Hollywood's faculty for pigeonholing

The interviewer noted that Kelley spent a large portion of his career playing tough guys and villains. Kelley retorted that studios are uncreative places when it comes to casting and that many actors are pigeonholed and typecast very quickly. "Hollywood," he said, "has an unhappy faculty for putting someone in a slot." He said that no casting agent was able to take his whole career into perspective, noting that he was capable of a lot more than villains. Later, people would forget that he was capable of a lot more than playing Dr. McCoy.

He also assumed that "Star Trek" wouldn't be an opportunity to be typecast because his two co-leads, William Shatner and Leonard Nimoy, played such fantastical outsize characters. Compared to them, McCoy was "plain." In short, he felt they would draw attention away from him. The actor said:

"[...] McCoy was most-human character in the whole group. I did not feel that way about Bill or Leonard. The captain, you think about 'Flash Gordon' or that sort of thing. And when I saw Leonard with his makeup, with the ears, I thought, 'Well, he's had it.' I thought, 'McCoy is still kind of an ordinary human being walking around out there and I don't think there will be any problems at all.' I was the most surprised man in the world when I was caught right in the same trap ... if you can call it a trap." 

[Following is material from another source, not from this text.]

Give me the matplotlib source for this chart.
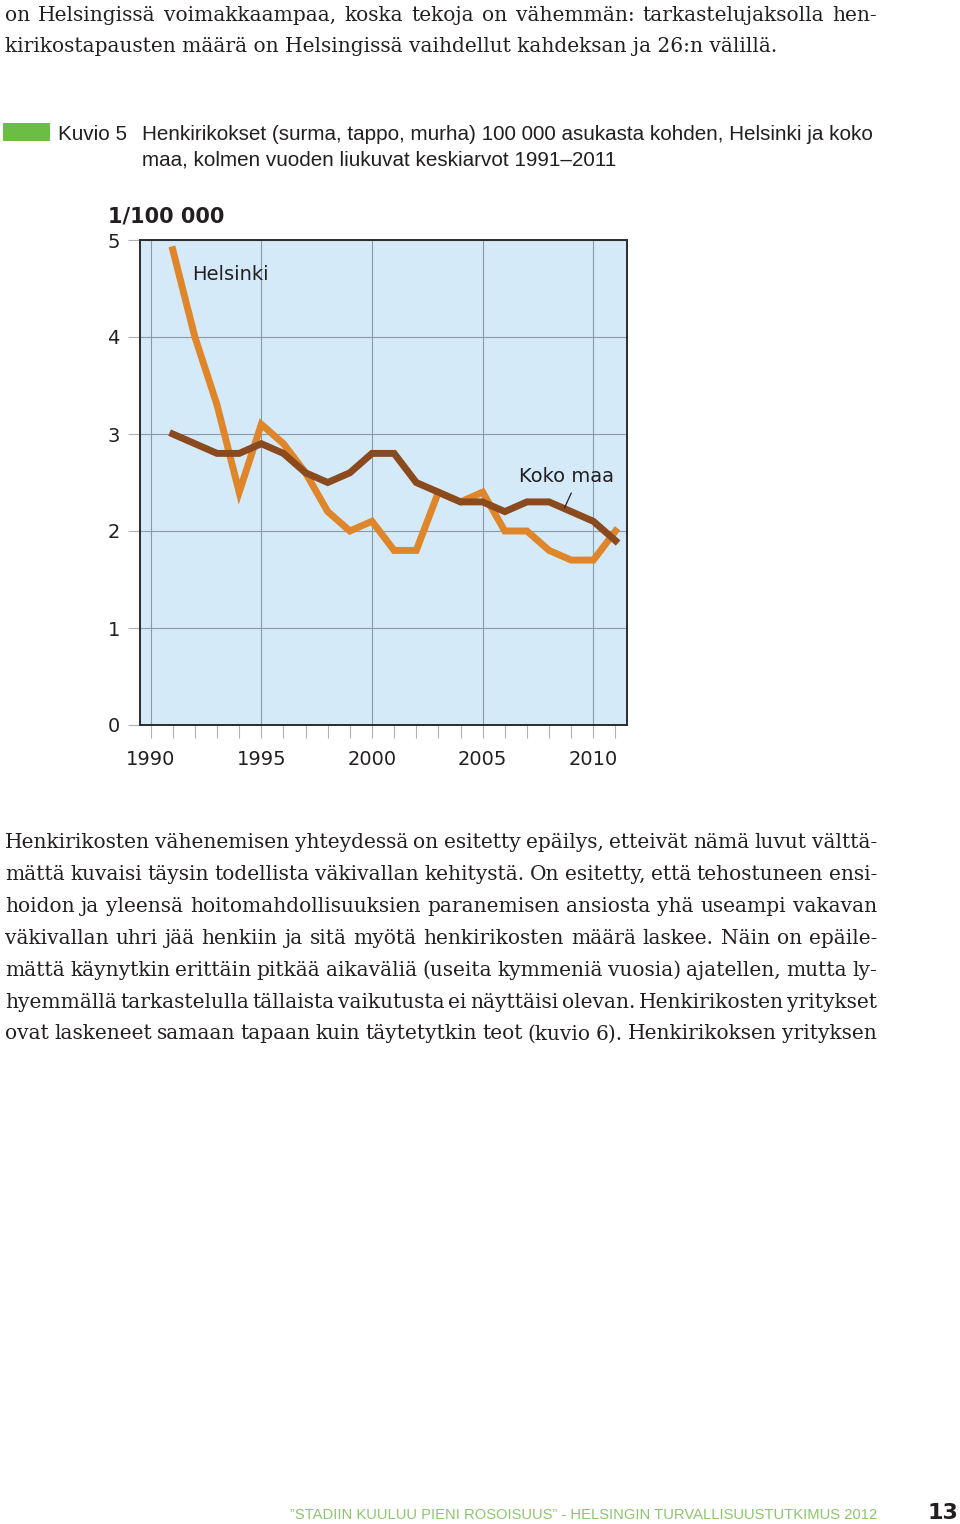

Kelley felt that by being "human," he could move to another gig easily. Ironically, when "Star Trek" gained cult popularity during reruns in the early 1970s, and Kelley's face graced TV screens more and more, humanity began to fall away. 

Not the most driven actor

As mentioned, though, Kelley wanted to communicate that he appreciated the fame "Star Trek" brought him and that he was able to play one character for many, many years. He said: 

"It's been a mixed blessing. I've enjoyed the role tremendously and, as the years have gone by, I have considered myself very fortunate to be a part of this show, which has become the phenomenon that it has. Many actors never get the opportunity to even be in a successful series, and here I have had the opportunity to be a part of what has become something most unusual in this country. So I have to look at it with all gratefulness." 

Kelley then admitted that his unvaried, post-"Star Trek" career was partially his own doing. " I'm not the most driven actor in the world," he said. "I'm a lazy actor." He said he was perfectly content to take the gigs he landed and rarely fretted about his career beyond. What's more, "Star Trek" likely made him wealthy, through residuals as well as a long string of convention appearances. Although he felt he could have acted in a wider variety of roles, he was okay with playing Dr. McCoy. "Not that I was setting the world on fire," he added, "but I had fulfilled myself within." 

Kelley passed away in 1999 at the age of 79. His final role was voicing the space probe Viking 1 in the 1998 animated film "The Brave Little Toaster Goes to Mars."